A few of e-mails over the long weekend asked if I had an opinion on the new OLPC announcement (being it seems to be right up my alley given my job). The truth is, I had been trying to avoid the topic because I find the difference between the potential of the idea and the reality almost painful.
For those unfamiliar, OLPC stands for One Laptop Per Child and its an organization that created a cheap laptop for kids in developing nations (though most times OLPC is used to refer to the laptop itself which is officially named the XO-1). It has wireless and flash memory but no hard drive and runs on a Linux operating system. The organization recently announced a new version due out in 2010 that would use a touch screen (see picture below)
Look, as much as I hate to say it, the OLPC has never been a good idea. In fact, my entire career is an example of how its not a good idea.
You see, I do what I do because there's no money in helping kids. Simple as that. No one spends money on helping kids because no VC will fund a startup that helps kids because most of the kids who need help don't have the money to pay for it. Which means almost no good software gets written to help kids.
You ever wonder why educational software is so lousy?

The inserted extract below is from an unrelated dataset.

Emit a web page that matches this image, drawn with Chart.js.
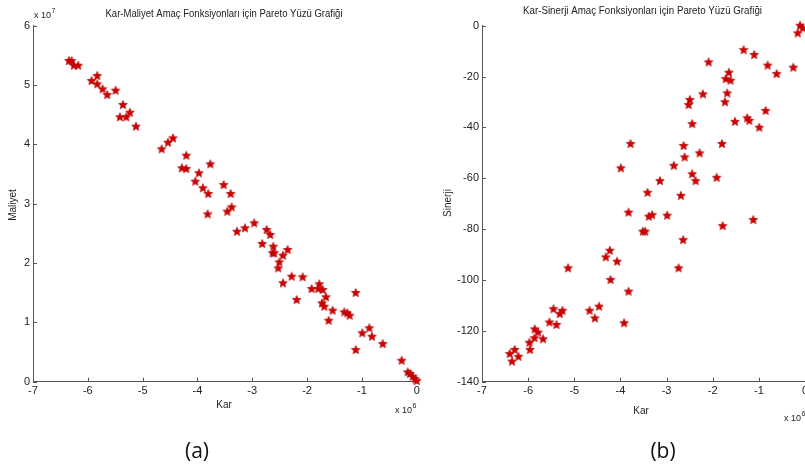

Its because it was done on a shoestring budget by a programmer who was probably working for cheap. Again, there's simply no money in helping kids.
Which brings us back to the OLPC.
OLPC uses a rare version of Linux with a custom environment called Sugar on top of it. This means that software has to be specifically written for the OLPC and that just isn't going to happen. That developer I mentioned before, the one who built cheaply made children's programs, isn't going to learn Python, Sugar and Linux to write for a laptop that only poor kids are going to have.

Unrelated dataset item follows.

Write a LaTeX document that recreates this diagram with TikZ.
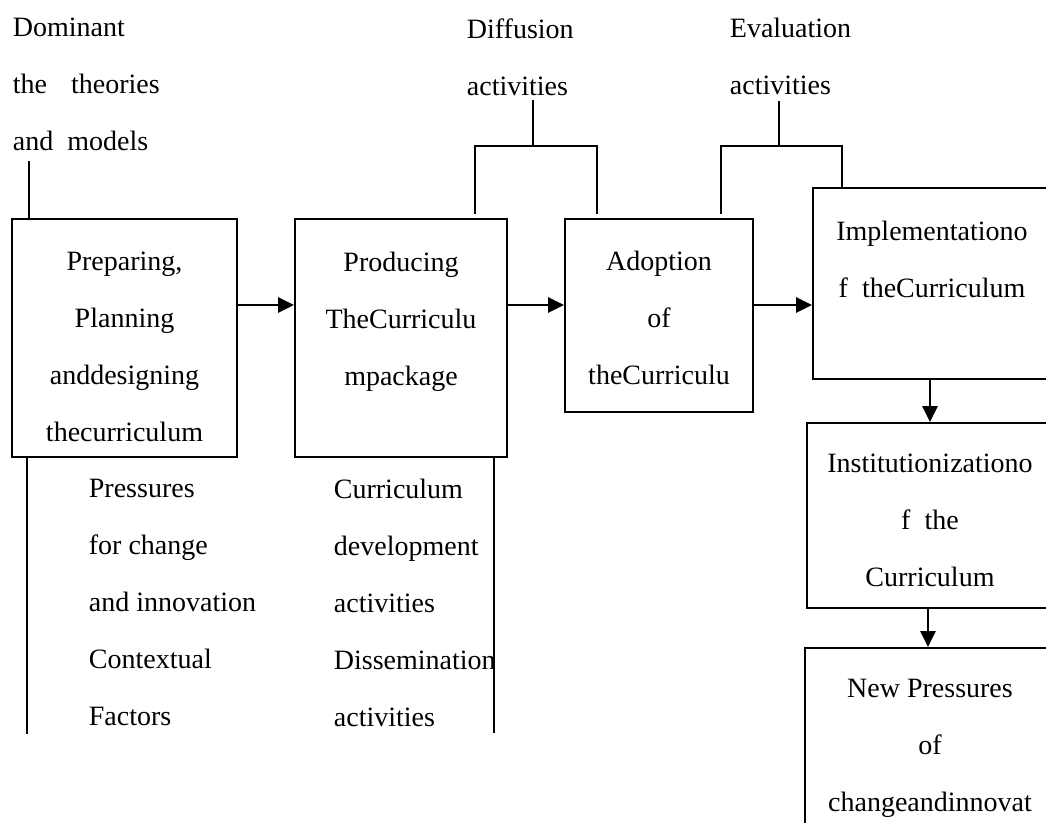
\documentclass[tikz,border=0pt]{standalone}
\usepackage{fontspec}
\setmainfont{Liberation Serif}
\usetikzlibrary{positioning, arrows.meta}

\begin{document}
\begin{tikzpicture}[x=0.5pt, y=-0.5pt,
    font=\fontsize{14}{28.5}\selectfont,
    line width=0.9pt,
    stage/.style={draw, inner sep=0pt},
    boxtext/.style={align=center, inner sep=0pt},
    note/.style={align=left, inner sep=0pt, anchor=north west},
    flow/.style={line width=1.4pt, -{Triangle[length=8pt, width=7.5pt]}}]
    \useasboundingbox (0,0) rectangle (1046,823);
    \clip (0,0) rectangle (1046,823);

    % stage boxes
    \node[stage, minimum width=112.5pt, minimum height=119pt] (prep) at (124.5,338) {};
    \node[stage, minimum width=106pt, minimum height=119pt] (prod) at (401,338) {};
    \node[stage, minimum width=94pt, minimum height=96.5pt] (adopt) at (659,315.5) {};
    \node[stage, minimum width=119pt, minimum height=95.5pt] (impl) at (932,283.5) {};
    \node[stage, minimum width=123pt, minimum height=92.5pt] (inst) at (930,515.5) {};
    \node[stage, minimum width=125pt, minimum height=126pt] (newp) at (930,774) {};

    \node[boxtext, below=16.5pt of prep.north] (preptext) {Preparing,\\Planning\\anddesigning\\thecurriculum};
    \node[boxtext, below=16.5pt of prod.north] (prodtext) {Producing\\TheCurriculu\\mpackage};
    \node[boxtext, below=16pt of adopt.north] (adopttext) {Adoption\\of\\theCurriculu};
    \node[boxtext, below=16.5pt of impl.north] (impltext) {Implementationo\\f~~theCurriculum};
    \node[boxtext, below=15.5pt of inst.north] (insttext) {Institutionizationo\\f~~the\\Curriculum};
    \node[boxtext, below=15.5pt of newp.north] (newptext) {New Pressures\\of\\changeandinnovat};

    % labels above and below
    \node[note] (theory) at (12,17.5) {Dominant\\the\hspace{12pt}theories\\and~~models};
    \node[note] (diffusion) at (466,17.5) {Diffusion\\activities};
    \node[note] (evaluation) at (729,17.5) {Evaluation\\activities};
    \node[note] (pressure) at (88,478) {Pressures\\for change\\and innovation\\Contextual\\Factors};
    \node[note] (develop) at (333,478) {Curriculum\\development\\activities\\Dissemination\\activities};

    \draw ([xshift=9pt]prep.north west) -- ++(0,-57);
    \draw ([xshift=8pt]prep.south west) -- ++(0,276);
    \draw ([xshift=-7pt]prod.south east) -- ++(0,275);

    % brackets
    \coordinate (difM) at (533,146);
    \path (prod.north west) ++(181,-4) coordinate (difL);
    \path (adopt.north west) ++(33,-4) coordinate (difR);
    \draw (difL) |- (difM) -| (difR);
    \draw (difM) -- ++(0,-46);

    \coordinate (evaM) at (779,146);
    \path (adopt.north west) ++(157,-4) coordinate (evaL);
    \path (impl.north west) ++(30,0) coordinate (evaR);
    \draw (evaL) |- (evaM) -| (evaR);
    \draw (evaM) -- ++(0,-45);

    % arrows
    \coordinate (row) at (0,305);
    \draw[flow] (prep.east |- row) -- (prod.west |- row);
    \draw[flow] (prod.east |- row) -- (adopt.west |- row);
    \draw[flow] (adopt.east |- row) -- (impl.west |- row);
    \draw[flow] (impl.south -| inst.north) -- (inst.north);
    \draw[flow] ([xshift=-1pt]inst.south -| newp.north) -- ([xshift=-1pt]newp.north);
\end{tikzpicture}
\end{document}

So while I love the idea of every kid in the world carrying around their own mini-notebook I realize that no software is going to be written for it unless its bootstrapped onto something else. Giving kids a PC with no software is about as bad as giving them no PC at all.
That, by the way, is where products like Asus' Eee PC come in. The Eee PC is a $399 "mini-pc" running a full version of XP Home. It isn't rugged-ized which is a problem when dealing with kids and it costs $199 more but it can run any Windows software and comes with a few niceties like a built in webcam.

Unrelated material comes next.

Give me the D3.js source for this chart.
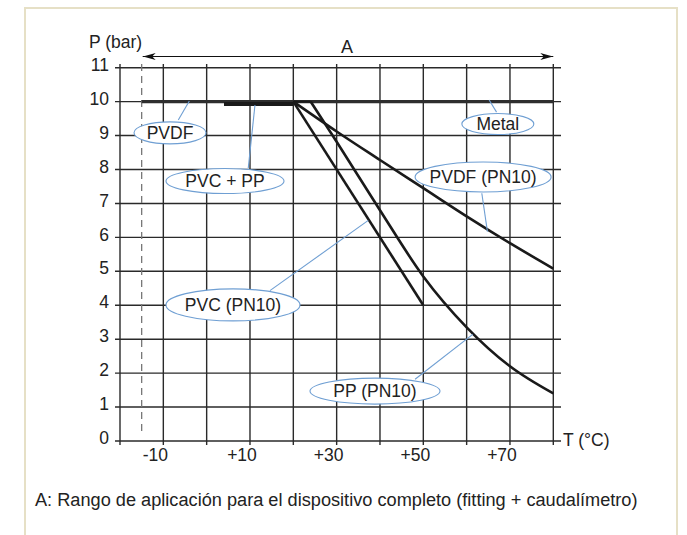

Plus, the OLPC organization has never been great with price. The OLPC 1.0 was supposed to come in under $99 but it ended up costing $200. Now they say they have a more advanced touch screen model that's going to cost $78 and we're supposed to believe them? Not likely...
Anyway, long story short, the OLPC is a nice thought but it will never get traction. I can't wait for the day when every kid can have their own notebook but that isn't going to happen through the OLPC.